Senin 13 Oct 2014 15:05 WIB

Pemilu Elektronik: Yang Menolak Politisi, Bukan Rakyat Gaptek

Rep: ira sasmita/ Red: Taufik Rachman
Pemilu
Pemilu

REPUBLIKA.CO.ID,JAKARTA--Kepala Program Sistem Pemilu Elektronik Badan Pengkajian dan Penerapan Teknologi (BPPT) Andrari Grahitandaru mengatakan, selama ini kerap kali kesiapan masyarakat dijadikan alasan saat pemilu elektronik hendak diterapkan.

Masyarakat memang menjadi pemangku kepentingan paling menentukan dari realisasi sistem pemilu apapun yang digunakan. Namun, menurutnya ketidaksiapan masyarakat juga tidak bisa serta-merta dijadikan alasan pemilu elektronik tidak bisa digunakan.

"Selama ini masalah yang paling mentok itu aspek legalitas, masalah teknis tidak serumit nonteknis. Namun, jangan pernah mengatakan masyarakat belum siap," kata Andrari.

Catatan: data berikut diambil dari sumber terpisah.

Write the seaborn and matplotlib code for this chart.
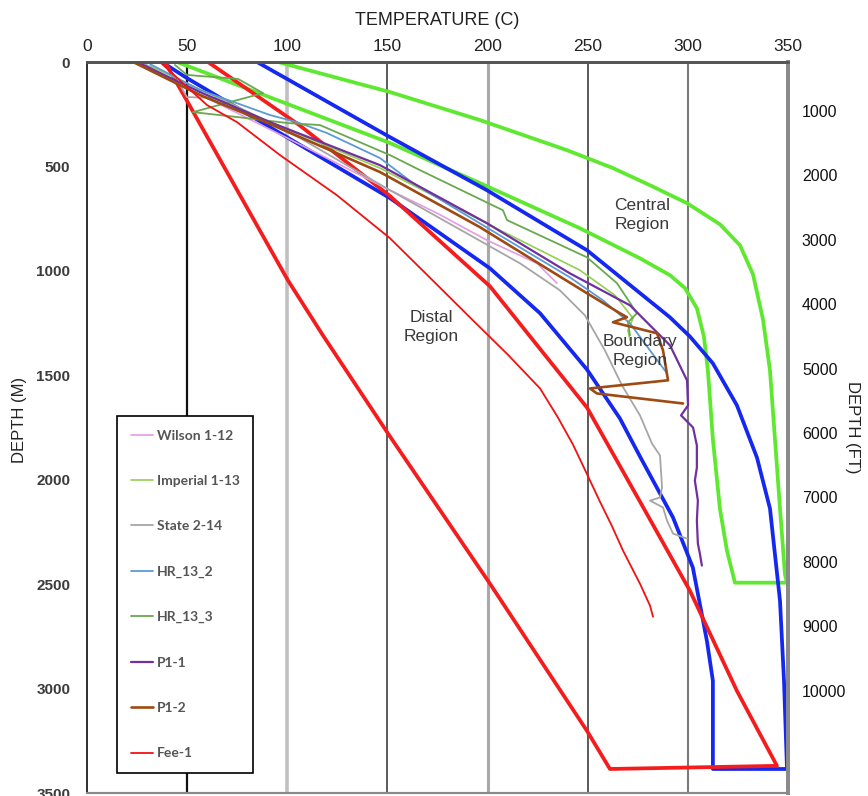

Dari pelaksanaan pemilihan kepala dusun dan pemilihan kepala desa di Jembrana dan Boyolali terungkap bahwa masyarakat bukan penghambat. Begitu pula saat BPPT mensimulasikan pilkada Bantaeng, dan sistem e-rekapitulasi di Pekalongan saat pileg 2014.

"Masyarakat dikasih apapun nurut, yang masalah itu yang ngomong. Apa lagi masyarakat kecil, yang di desa, bupatinya, kepala desanya ngomong milih elektronik mereka ikut dan ternyata bisa," jelasnya.

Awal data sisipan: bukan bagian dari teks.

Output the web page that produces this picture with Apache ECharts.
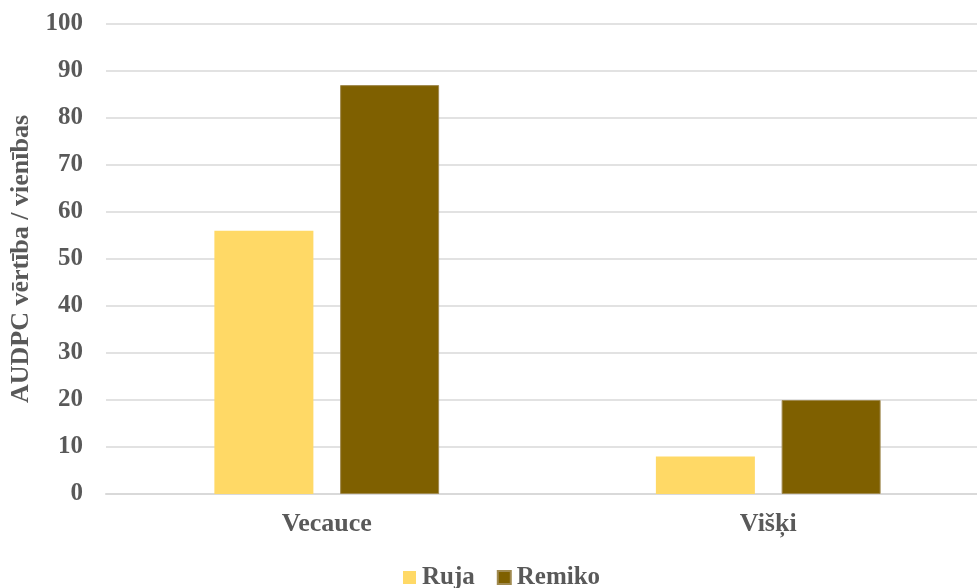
<!DOCTYPE html>
<html>
<head>
<meta charset="utf-8">
<script src="https://cdn.jsdelivr.net/npm/echarts@6/dist/echarts.min.js"></script>
<style>
  html, body { margin: 0; padding: 0; background: #fff; }
  #chart { width: 977px; height: 588px; }
</style>
</head>
<body>
<div id="chart"></div>
<script>
// vietas
var categories = ["Vecauce", "Višķi"]
// šķirnes
var seriesNames = ["Ruja", "Remiko"]
var rujaValues = [56, 8]
var remikoValues = [87, 20]
var yTicks = { min: 0, max: 100, interval: 10 }

var font = "'Liberation Serif', 'Times New Roman', serif"
var textColor = "#595959"

var chart = echarts.init(document.getElementById("chart"))

chart.setOption({
  animation: false,
  textStyle: { fontFamily: font },
  // plot runs a bit past the right edge, as in the original
  grid: { left: 106, width: 883, top: 24, height: 470, outerBoundsMode: "none", containLabel: false },
  legend: {
    top: 560,
    left: 398,
    itemWidth: 13,
    itemHeight: 13,
    itemGap: 22,
    icon: "rect",
    textStyle: { fontFamily: font, fontWeight: "bold", fontSize: 25, color: textColor, padding: [0, 0, 0, 1] },
    data: seriesNames
  },
  xAxis: {
    type: "category",
    data: categories,
    axisTick: { show: false },
    axisLine: { lineStyle: { color: "#d9d9d9", width: 2 } },
    axisLabel: { fontFamily: font, fontWeight: "bold", fontSize: 26, color: textColor, margin: 17 }
  },
  yAxis: {
    type: "value",
    min: yTicks.min,
    max: yTicks.max,
    interval: yTicks.interval,
    name: "AUDPC vērtība / vienības",
    nameLocation: "middle",
    nameGap: 71,
    nameTextStyle: { fontFamily: font, fontWeight: "bold", fontSize: 26, color: textColor },
    axisLine: { show: false },
    axisTick: { show: false },
    splitLine: { lineStyle: { color: "#d9d9d9", width: 1.5 } },
    axisLabel: { fontFamily: font, fontWeight: "bold", fontSize: 25, color: textColor, margin: 23 }
  },
  series: [
    {
      name: seriesNames[0],
      type: "bar",
      data: rujaValues,
      barWidth: 99,
      barGap: "27%",
      itemStyle: { color: "#FFD966" }
    },
    {
      name: seriesNames[1],
      type: "bar",
      data: remikoValues,
      barWidth: 99,
      barGap: "27%",
      itemStyle: { color: "#7F6000", borderColor: "#a08a50", borderWidth: 1 }
    }
  ]
})
</script>
</body>
</html>
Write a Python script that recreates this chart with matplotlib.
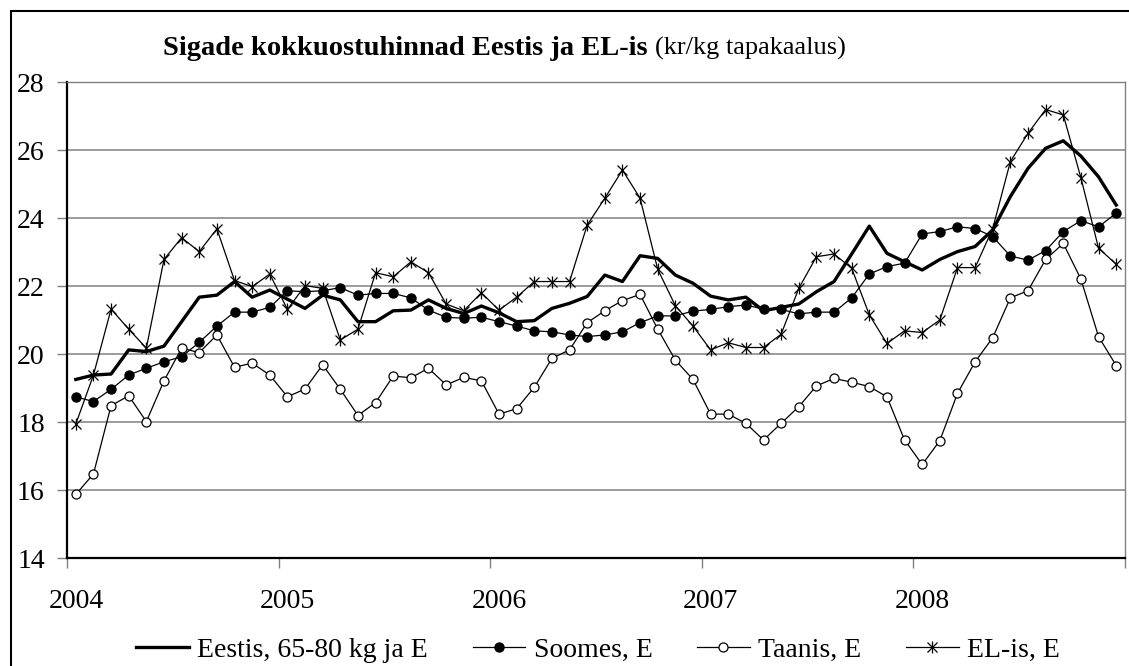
import numpy as np
import matplotlib
matplotlib.use("Agg")
import matplotlib.pyplot as plt
from matplotlib.patches import Rectangle
from matplotlib.legend_handler import HandlerTuple

plt.rcParams['font.family'] = 'Liberation Serif'

# kuised hinnad 2004-2008 (kr/kg tapakaalus)
years = ['2004', '2005', '2006', '2007', '2008']
eestis = [19.26, 19.39, 19.42, 20.13, 20.08, 20.24, 20.96, 21.68, 21.74, 22.14, 21.68, 21.89,
          21.62, 21.35, 21.74, 21.60, 20.96, 20.96, 21.28, 21.30, 21.60, 21.35, 21.20, 21.42,
          21.22, 20.96, 20.99, 21.35, 21.50, 21.70, 22.33, 22.14, 22.90, 22.82, 22.33, 22.09,
          21.71, 21.60, 21.68, 21.28, 21.38, 21.48, 21.84, 22.14, 22.95, 23.77, 22.97, 22.72,
          22.48, 22.79, 23.02, 23.17, 23.66, 24.64, 25.47, 26.06, 26.28, 25.83, 25.22, 24.39]
soomes = [18.75, 18.61, 18.97, 19.39, 19.59, 19.78, 19.93, 20.35, 20.83, 21.24, 21.24, 21.38,
          21.87, 21.84, 21.87, 21.96, 21.74, 21.79, 21.79, 21.66, 21.30, 21.09, 21.06, 21.09,
          20.96, 20.83, 20.69, 20.66, 20.57, 20.52, 20.57, 20.66, 20.93, 21.13, 21.13, 21.27,
          21.32, 21.40, 21.45, 21.33, 21.32, 21.19, 21.24, 21.24, 21.66, 22.36, 22.58, 22.68,
          23.54, 23.61, 23.75, 23.70, 23.46, 22.89, 22.77, 23.05, 23.61, 23.93, 23.75, 24.15]
taanis = [15.88, 16.48, 18.49, 18.78, 18.02, 19.22, 20.18, 20.05, 20.57, 19.62, 19.74, 19.39,
          18.75, 18.98, 19.69, 18.97, 18.20, 18.58, 19.36, 19.31, 19.59, 19.10, 19.32, 19.22,
          18.24, 18.40, 19.03, 19.88, 20.13, 20.93, 21.28, 21.58, 21.76, 20.74, 19.83, 19.26,
          18.24, 18.24, 17.97, 17.48, 17.97, 18.46, 19.07, 19.29, 19.18, 19.05, 18.75, 17.48,
          16.76, 17.46, 18.85, 19.78, 20.49, 21.66, 21.87, 22.79, 23.26, 22.21, 20.52, 19.67]
elis = [17.95, 19.39, 21.33, 20.74, 20.18, 22.79, 23.43, 23.02, 23.69, 22.17, 21.99, 22.36,
        21.32, 22.02, 21.94, 20.42, 20.74, 22.40, 22.28, 22.72, 22.40, 21.48, 21.28, 21.81,
        21.30, 21.68, 22.14, 22.14, 22.14, 23.80, 24.59, 25.42, 24.59, 22.50, 21.43, 20.83,
        20.13, 20.34, 20.20, 20.20, 20.59, 21.94, 22.87, 22.95, 22.53, 21.16, 20.32, 20.69,
        20.64, 21.01, 22.55, 22.55, 23.70, 25.67, 26.50, 27.20, 27.04, 25.19, 23.12, 22.65]
labels = ['Eestis, 65-80 kg ja E', 'Soomes, E', 'Taanis, E', 'EL-is, E']

W, H = 1129, 666
fig = plt.figure(figsize=(W / 100, H / 100), dpi=100)
ax = fig.add_axes([67 / W, 1 - 558.3 / H, (1125 - 67) / W, (558.3 - 82.3) / H])

x = np.arange(len(eestis)) + 0.5

l1, = ax.plot(x, eestis, color='black', lw=2.4, zorder=3)
l2, = ax.plot(x, soomes, color='black', lw=0.9, marker='o', ms=6.5,
              mfc='black', mec='black', zorder=4)
l3, = ax.plot(x, taanis, color='black', lw=0.9, marker='o', ms=6.5,
              mfc='white', mec='black', mew=0.9, zorder=4)
l4, = ax.plot(x, elis, color='black', lw=0.9, marker='x', ms=7.5, mew=0.9, zorder=4)
l4b, = ax.plot(x, elis, ls='none', marker='|', ms=8.5, mew=0.9, color='black', zorder=4)

ax.set_xlim(0, 60)
ax.set_ylim(14, 28)
ax.set_yticks(np.arange(14, 29, 2))
ax.yaxis.grid(True, color='#808080', lw=1.1)
ax.set_axisbelow(True)

ax.set_xticks(np.arange(0, 61, 12))
ax.set_xticklabels([])
ax.set_xticks(np.arange(len(years)) * 12 + 0.5, minor=True)
ax.set_xticklabels(years, minor=True)
ax.tick_params(axis='x', which='major', length=7, color='#808080', width=1)
ax.tick_params(axis='x', which='minor', length=0, pad=22, labelsize=20)
ax.tick_params(axis='y', length=7, color='#808080', width=1, pad=9, labelsize=20)

for s in ['top', 'right']:
    ax.spines[s].set_color('#808080')
    ax.spines[s].set_linewidth(1)
ax.spines['left'].set_linewidth(1.6)
ax.spines['bottom'].set_linewidth(1.6)

# pealkiri: rasvane osa + tavaline osa
fig.text(648 / W, 1 - 55 / H, 'Sigade kokkuostuhinnad Eestis ja EL-is',
         ha='right', va='baseline', fontsize=20.5, fontweight='bold')
fig.text(655 / W, 1 - 55 / H, '(kr/kg tapakaalus)',
         ha='left', va='baseline', fontsize=19)

fig.legend([l1, l2, l3, (l4, l4b)], labels, loc='center', ncol=4,
           bbox_to_anchor=(598 / W, 1 - 650 / H), frameon=False, fontsize=20,
           handlelength=1.9, handletextpad=0.3, columnspacing=1.6,
           handler_map={tuple: HandlerTuple(ndivide=1)})

fig.patches.append(Rectangle((11 / W, -0.1), 1.2, 1 - 11 / H + 0.1,
                             transform=fig.transFigure, fill=False,
                             edgecolor='black', lw=1.5))

fig.savefig('out.png', dpi=100)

Lulusan Fisika ITB tersebut menceritakan, masyarakat justru merasa lebih tertarik dan antusias saat pemilihan kepala desa menggunakan mekanisme elektronik. Padahal, saat ditanyakan sistem elektronik hampir semua masyarakat mengaku awam.

BPPT, Andrari melanjutkan, mengembangkan sistem pemilihan yang ramah dengan kondisi masyarakat. Masyarakat tidak disulitkan saat memilih. Justru dimudahkan saat memasuki bilik suara. Mereka hanya tinggal meng-klik wajah calon kepala desa yang dipilih. Dan mengonfirmasi pilihan tersebut dengan menekan tombol yang sudah disediakan pada perangkat.

"Yang menolak itu selalu para politisi, mereka bilang masyarakat belum siap, masyarakat gaptek, ga ngerti komputer. Emang pemilih harus kenal komputer, enggak, kan cuma tinggal pilih dan sentuh saja," ujar Andrari.

Justru, menurutnya sistem pemilihan elektronik membuat masyarakat menjadi lebih percaya dengan pemilihan yang berlangsung. Lantaran selama ini, seringkali masyarakat tidak mengetahui apa yang terjadi setelah mereka meninggalkan bilik suara.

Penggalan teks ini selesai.